1. Great Expectations
The first few weeks of January, when we were porting our Vector Engine over to run on the Tegra 2 dev hardware, were a bit of a nailbiter.
We had signed up to deliver an in-engine demo for NVIDIA to show at Mobile World Congress in early February. We didn't know what to expect from the hardware in terms of real performance, but we had high hopes. All we had to go on were the paper specs and the expansive claims from NVIDIA and early-adopter developers that Tegra 2 could provide a "console quality" experience on mobile.
Well, as is generally true with performance claims for new hardware, the reality was a bit more complex.
As I mentioned earlier, porting our 360/PC cross platform engine over to the Android NDK went smoothly. By the end of the second week, Ralf had my rough prototype level up and running on the Tegra 2 dev kit, and in some respects the Tegra 2 hardware exceeded our expectations.
The CPU was amazing -- it ate up our water sim and fluids calculations, munched happily on a straight implementation of Bullet Physics, chewed up my high-poly models, and asked us for more.
The GPU was another story. We were extremely fill-rate bound, which is particularly a challenge in a game where almost half of the screen space is covered by a giant translucent water mesh. We quickly realized that the complex pixel shaders we'd relied on so heavily on the 360 just wouldn't allow us the framerates we needed for a fast-paced racing game.

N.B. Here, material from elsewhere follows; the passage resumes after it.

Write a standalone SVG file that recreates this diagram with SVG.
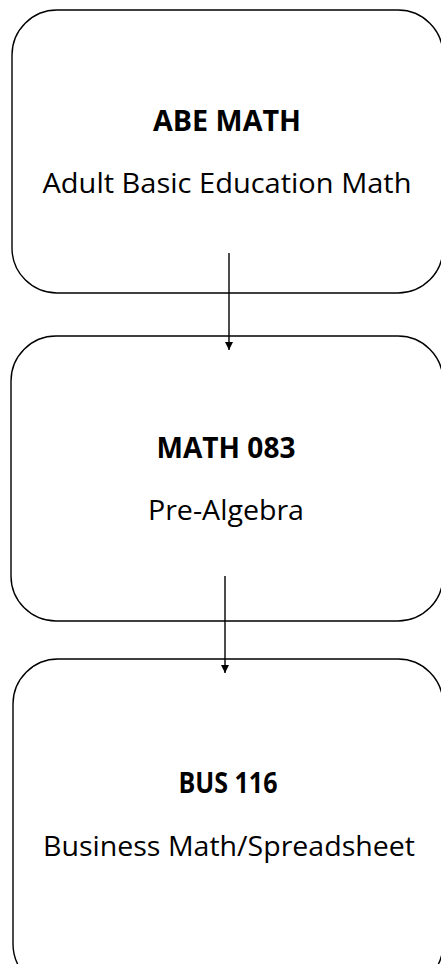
<svg xmlns="http://www.w3.org/2000/svg" width="441" height="964" viewBox="0 0 441 964">
<defs>
<style>
.box{fill:#fff;stroke:#000;stroke-width:1.4}
.t{font-family:"Open Sans","Liberation Sans",sans-serif;text-anchor:middle;fill:#000}
.h{font-weight:bold;font-size:28px}
.s{font-size:27px}
.c{stroke:#000;stroke-width:1.4;fill:none}
</style>
<marker id="ah" viewBox="0 0 8 8" refX="8" refY="4" markerWidth="8" markerHeight="8" markerUnits="userSpaceOnUse" orient="auto">
<path d="M0,0 L8,4 L0,8 Z" fill="#000"/>
</marker>
</defs>
<g id="n1">
<rect class="box" x="12" y="10" width="431" height="283" rx="45" ry="45"/>
<text class="t h" x="227" y="131" textLength="148" lengthAdjust="spacingAndGlyphs">ABE MATH</text>
<text class="t s" x="227" y="193" textLength="369" lengthAdjust="spacingAndGlyphs">Adult Basic Education Math</text>
</g>
<g id="n2">
<rect class="box" x="11" y="336" width="432" height="285" rx="45" ry="45"/>
<text class="t h" x="226" y="458" textLength="139" lengthAdjust="spacingAndGlyphs">MATH 083</text>
<text class="t s" x="226" y="520" textLength="156" lengthAdjust="spacingAndGlyphs">Pre-Algebra</text>
</g>
<g id="n3">
<rect class="box" x="13" y="659" width="430" height="330" rx="45" ry="45"/>
<text class="t h" x="228" y="793" textLength="99" lengthAdjust="spacingAndGlyphs">BUS 116</text>
<text class="t s" x="229" y="856" textLength="372" lengthAdjust="spacingAndGlyphs">Business Math/Spreadsheet</text>
</g>
<g id="connectors">
<line class="c" x1="229" y1="253" x2="229" y2="350" marker-end="url(#ah)"/>
<line class="c" x1="225" y1="576" x2="225" y2="673" marker-end="url(#ah)"/>
</g>
</svg>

We streamlined our shaders, moved every per-pixel process we could to the per-vertex level, and switched to low-precision calculations wherever possible. We stripped normal mapped ripples off the water and increased mesh density to maintain the complexity we needed to break up reflections. I dusted off my old skool artist toolkit, baking lighting into vertex colors, painting lighting detail into diffuse textures, and ruthlessly managing texture and mesh variation to keep the GPU pipe as open as possible.

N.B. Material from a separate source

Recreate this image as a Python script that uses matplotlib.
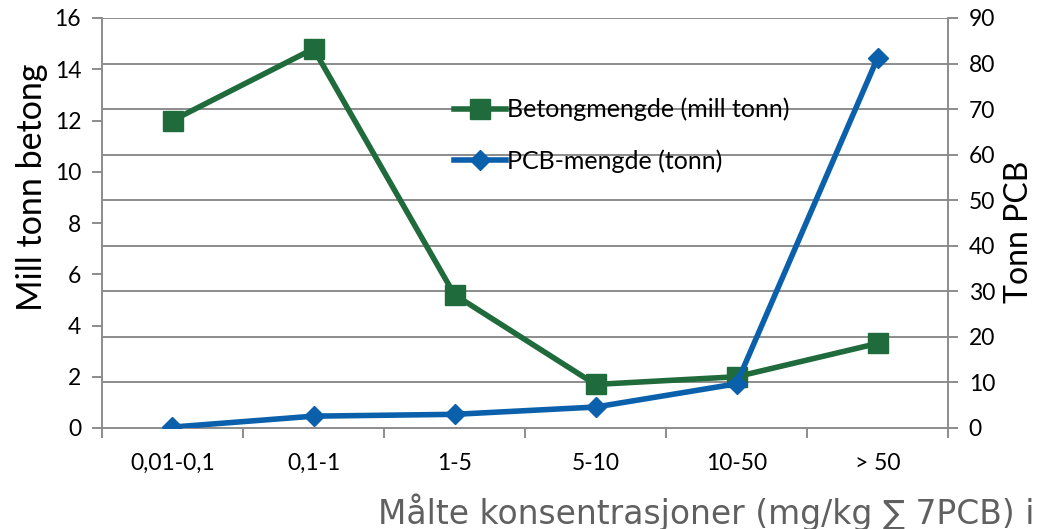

NVIDIA provided a ton of helpful performance analysis throughout this process, and in the end, we were able to deliver that first in-game MWC demo with a level of visual quality that, at least to the untrained eye, really does look comparable to something you might see on a modern PC or console. The rate of technological advance on mobile platforms these days is staggering, and I expect that within a few years even savvy gamers will be hard pressed to tell you whether an in-game screenshot was rendered on a high-end console or on a phone.
2. Creative Reuse, or the Lack Thereof
From the start we knew that content creation would be critical path in Riptide GP's development. Unlike the code, which we owned outright, we weren't able to reuse any content -- models, texture libraries, anything -- from Hurricane, so I had to start from scratch.
When I first broke down my 4.5 month art schedule, it looked pretty scary. I had about four weeks for the jet skis, characters and animations, 10 weeks for environments, and five weeks for everything else, including UI, particle effects, polish, optimization, and whatever unforeseen gotchas might lay in wait.
The environment schedule was the hardest. On average I had about six to seven days to finish each of our six main race tracks, with another day or two allocated for creating each reverse variant, which I wanted to be at least a little different, with unique lighting and water features.
The only way this would be possible was through conscientious reuse and instancing, and to some extent I was able to make this work -- the tracks were built from instanced segments, and I looked for every opportunity to reuse and recycle textures and geometry from track to track. But I couldn't quite let go of my desire to try and make each track feel different, and I didn't reuse as many assets as I could have.
In the end, I got it all done the old fashioned way, through hard work and long hours. Overall I didn't mind; it was creative work, and as I mentioned above, we were energized and heavily invested in delivering a quality game. I was still polishing and tweaking details the night before we released Riptide GP on the Android Market in May. But I will say I was pretty relieved when we finally hit that Publish button.
3. Small Team Challenges
We didn't start out intending make Riptide GP with just the two of us. I'd thought I might contract out a month or two of artwork, and we had some budget allocated for things like sound design and music.
But because we were partially funding Riptide GP out of our own pockets, we were powerfully motivated to keep costs down. And because our schedule was so tight, we felt we couldn't afford the time it would take to manage outsourcing.
So we just went full steam ahead. My schedule was pretty much filled from start to finish with art tasks, but as it turned out, Ralf's programming schedule started to open up once he got past the graphics engine optimizations. He ended up taking on a ton of miscellaneous content tasks, including sound design and music curating (we sourced most of it from online stock sites like Audiomicro), screens flow scripting, and even some particle effects.
The problem as always with a very small team -- in our case, a very, very small team -- is that there is virtually no wiggle room for unforeseen variables. We went from three week Scrum sprints at the start of the project, to two week sprints, to one week, and towards the very end we tossed Scrum completely and just went with prioritized task lists, squeezing as much as we could into the time we had. As hard as it was, it was creative, rewarding work, and somehow we managed to get it all done on time. But the process wasn't always pretty.